Mr. Shaw’s total compensation was just under $12-million, up from $7.6-million in the prior year. Part of the increase came from a boost in his bonuses to nearly $6-million from just under $3.9-million in 2018. President Jay Mehr saw his total pay increase to just under $9.2-million last year, from $7.2-million a year earlier, aided by a nearly $1-million boost in his annual bonus, which rose to a little more than $3.2-million.

Shaw also made a tweak in financial assumptions for its legacy executive pension plan that added $53-million to its estimated costs to finance the plan, including more than $22-million in additional funding for Mr.

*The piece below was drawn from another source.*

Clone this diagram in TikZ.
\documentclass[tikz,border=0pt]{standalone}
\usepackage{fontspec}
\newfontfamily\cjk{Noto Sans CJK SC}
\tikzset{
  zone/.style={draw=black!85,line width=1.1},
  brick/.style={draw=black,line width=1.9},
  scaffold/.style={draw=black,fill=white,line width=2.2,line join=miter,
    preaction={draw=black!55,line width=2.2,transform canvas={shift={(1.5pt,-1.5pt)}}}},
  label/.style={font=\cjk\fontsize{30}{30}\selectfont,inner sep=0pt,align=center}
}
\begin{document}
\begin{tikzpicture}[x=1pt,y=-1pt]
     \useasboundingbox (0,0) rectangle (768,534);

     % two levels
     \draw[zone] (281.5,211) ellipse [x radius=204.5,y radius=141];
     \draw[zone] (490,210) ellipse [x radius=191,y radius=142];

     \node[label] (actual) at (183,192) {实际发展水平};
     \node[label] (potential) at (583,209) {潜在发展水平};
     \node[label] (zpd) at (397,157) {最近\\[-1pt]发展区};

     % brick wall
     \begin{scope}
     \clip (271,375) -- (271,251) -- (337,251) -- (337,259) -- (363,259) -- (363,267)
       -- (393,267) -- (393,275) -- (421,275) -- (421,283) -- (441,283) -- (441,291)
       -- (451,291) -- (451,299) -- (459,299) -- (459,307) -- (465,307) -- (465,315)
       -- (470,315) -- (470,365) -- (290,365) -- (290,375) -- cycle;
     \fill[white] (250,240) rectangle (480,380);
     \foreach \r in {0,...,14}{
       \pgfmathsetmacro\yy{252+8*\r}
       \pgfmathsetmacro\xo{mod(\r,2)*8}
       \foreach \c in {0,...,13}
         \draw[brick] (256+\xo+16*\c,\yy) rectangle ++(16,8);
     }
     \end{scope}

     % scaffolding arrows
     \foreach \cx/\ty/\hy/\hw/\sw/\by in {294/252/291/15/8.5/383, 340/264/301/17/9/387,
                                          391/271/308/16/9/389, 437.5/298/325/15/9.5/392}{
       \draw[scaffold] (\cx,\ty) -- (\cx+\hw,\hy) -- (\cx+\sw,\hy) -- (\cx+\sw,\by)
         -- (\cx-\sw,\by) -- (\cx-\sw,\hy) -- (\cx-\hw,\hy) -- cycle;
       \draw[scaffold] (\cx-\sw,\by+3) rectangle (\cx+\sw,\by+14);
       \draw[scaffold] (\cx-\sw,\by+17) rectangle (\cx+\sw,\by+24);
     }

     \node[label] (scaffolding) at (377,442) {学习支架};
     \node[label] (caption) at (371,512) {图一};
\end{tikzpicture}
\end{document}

Shaw. It now estimates the cost of funding pensions for 15 current and former executives at nearly $500-million.

Shaw disclosed the figures in its management information circular, a document sent to shareholders in advance of the company’s annual general meeting, to be held Tuesday in Calgary.

Shaw has long had robust executive compensation for its executives, led by founder JR Shaw, who remains executive chairman; Bradley Shaw; and Bradley’s late brother Jim, who previously served as CEO. Their annual compensation formed the basis for lucrative pensions awarded under the company’s Supplemental Executive Retirement Plan (SERP).

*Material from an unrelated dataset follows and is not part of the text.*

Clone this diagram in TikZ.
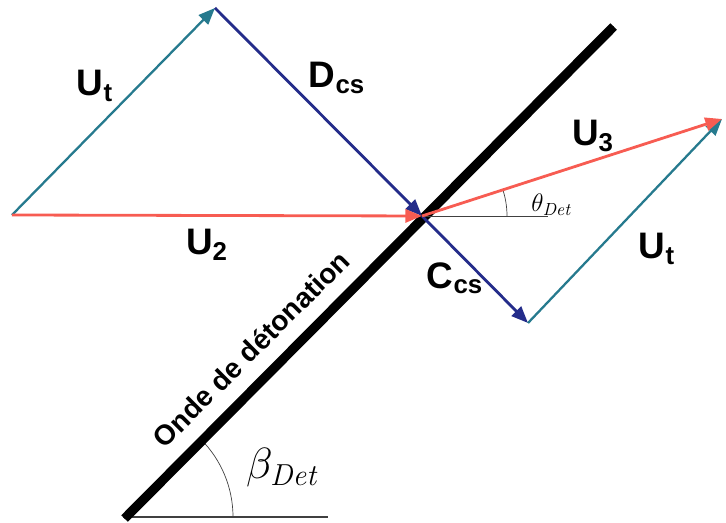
\documentclass[tikz,border=0pt]{standalone}
\usepackage[no-math]{fontspec}
\setmainfont{Liberation Sans}
\usetikzlibrary{arrows.meta}
\definecolor{vred}{RGB}{247,92,82}
\definecolor{vteal}{RGB}{38,122,142}
\definecolor{vblue}{RGB}{36,44,138}
\definecolor{shade}{RGB}{185,180,192}

\begin{document}
\begin{tikzpicture}[x=0.02cm, y=0.02cm,
    vec/.style={line width=1.6pt, -{Triangle[length=9.5pt, width=7.5pt]}},
    lbl/.style={font=\fontsize{21}{24}\selectfont\bfseries},
    ang/.style={thin, black!75},
  ]
  \useasboundingbox (0,0) rectangle (726,523);

  % Points of the velocity triangles
  \coordinate (A) at (12,308);
  \coordinate (T) at (215,515);
  \coordinate (O) at (422,307);
  \coordinate (B) at (528,200);
  \coordinate (E) at (722,404);

  % Detonation front
  \coordinate (Wb) at (123,6);
  \coordinate (Wt) at (612,498);
  \coordinate (Wr) at (328,6);
  \coordinate (Or) at (548,307);

  \draw[ang, line width=0.8pt] (Wb) -- (Wr);
  \draw[ang] ([shift={(0:110)}]Wb) arc (0:45:110);
  \draw[shade, line width=3pt] ([shift={(3,-3)}]Wb) -- ([shift={(3,-3)}]Wt);
  \draw[black, line width=2.8pt] (Wb) -- (Wt);
  \node[font=\fontsize{16}{18}\selectfont\bfseries, rotate=45] (onde)
    at (251,174) {Onde de détonation};
  \node[font=\fontsize{26}{30}\selectfont] (beta) at (283,55)
    {$\beta_{\mathit{Det}}$};

  % Upstream side
  \draw[vec, vteal, line width=1.3pt] (A) -- (T);
  \draw[vec, vblue] (T) -- (O);
  \draw[vec, vred] (A) -- (O);
  \node[lbl] (ut1) at (95,437) {U\textsubscript{t}};
  \node[lbl] (dcs) at (337,445) {D\textsubscript{cs}};
  \node[lbl] (u2) at (207,278) {U\textsubscript{2}};

  % Downstream side
  \draw[ang] (O) -- (Or);
  \draw[ang] ([shift={(0:85)}]O) arc (0:18:85);
  \draw[vec, vblue] (O) -- (B);
  \draw[vec, vteal, line width=1.3pt] (B) -- (E);
  \draw[vec, vred] (O) -- (E);
  \node[lbl] (u3) at (593,387) {U\textsubscript{3}};
  \node[lbl] (ut2) at (657,274) {U\textsubscript{t}};
  \node[lbl] (ccs) at (455,245) {C\textsubscript{cs}};
  \node[font=\fontsize{14}{16}\selectfont] (theta) at (552,318)
    {$\theta_{\mathit{Det}}$};

\end{tikzpicture}
\end{document}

JR Shaw, Bradley Shaw and a family trust own more than $800-million of Shaw’s Class A and Class B shares, based on Friday’s closing price of $26.50 for Shaw Class B shares. The Shaw family controls the company via the voting Class A stock; the B shares carry no votes on most matters.

Shaw’s fiscal 2019 net income jumped to $733-million from $33-million in the prior year, when profits were crushed by restructuring charges.

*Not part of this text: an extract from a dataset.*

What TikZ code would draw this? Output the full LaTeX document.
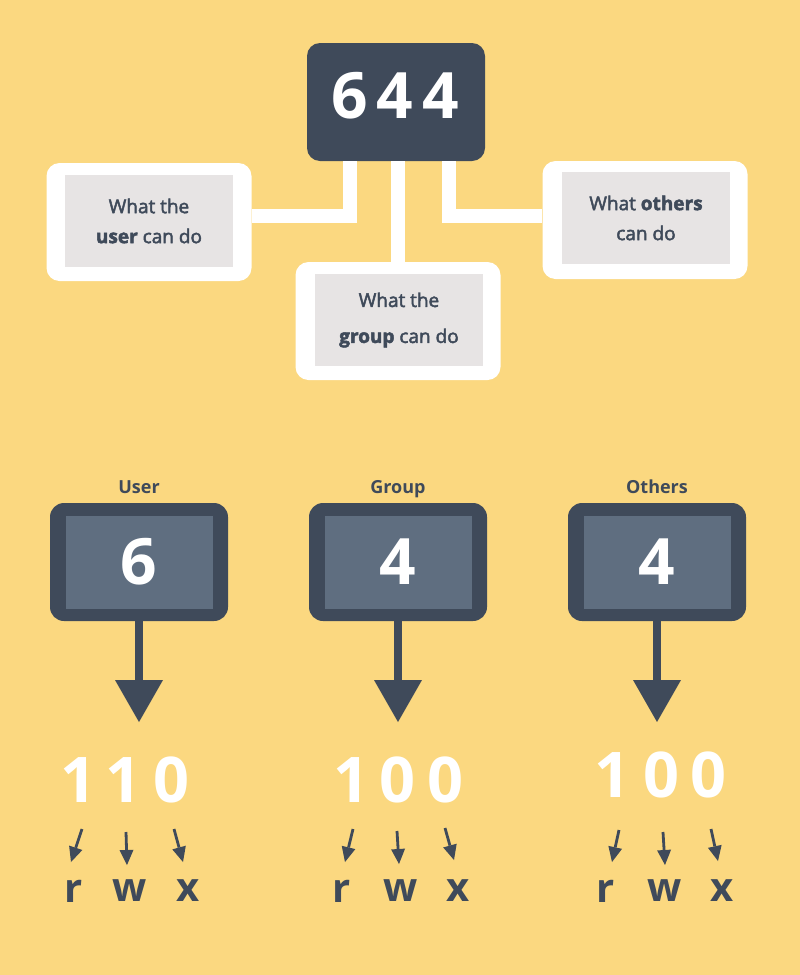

The company’s shares rose 0.6 per cent over the fiscal year that ended Aug. 31, 2019, while the S&P/TSX Composite Index gained 1.1 per cent over the same 12-month period.

In 2018, the Shaw circular says, Mr. Shaw and Mr. Mehr voluntarily reduced their bonuses in order to allow other employees, across the company, to have bigger bonuses.

For 2019, the company said 90 per cent of Mr. Shaw’s bonus, and 60 per cent of Mr. Mehr’s, are based on achieving undisclosed goals for “operating income before restructuring cost and amortization.” Shaw paid 98 per cent of the target bonus to Mr. Shaw and Mr. Mehr in 2019, it said.

Shaw started its SERP pension plan in 2001 but closed it to new members in 2012 when it racked up $378-million in unfunded obligations in just over a decade. The company gradually pumped hundreds of millions of dollars into the plan to bring it to full funding. JR Shaw, Bradley Shaw and and Mr. Mehr are members of SERP.

To figure out the present value of future payments, they must be discounted to today’s dollars using an interest rate. The lower the interest rate, the bigger the present-day value. And in fiscal 2019, Shaw cut the discount rate from 3.7 per cent to 2.9 per cent, which required the company to set aside more money to fund the executive pension plan.

The company says the total impact of financial-assumption changes – which include the interest rate – added $53-million to the plan’s obligations. At the end of August, Shaw estimated its pension liability was $478-million, including $118.5-million to Bradley Shaw, $62.5-million to JR Shaw and $42.3-million to Mr. Mehr.

The company had $417-million in assets in the plan, which was $61-million short of full funding.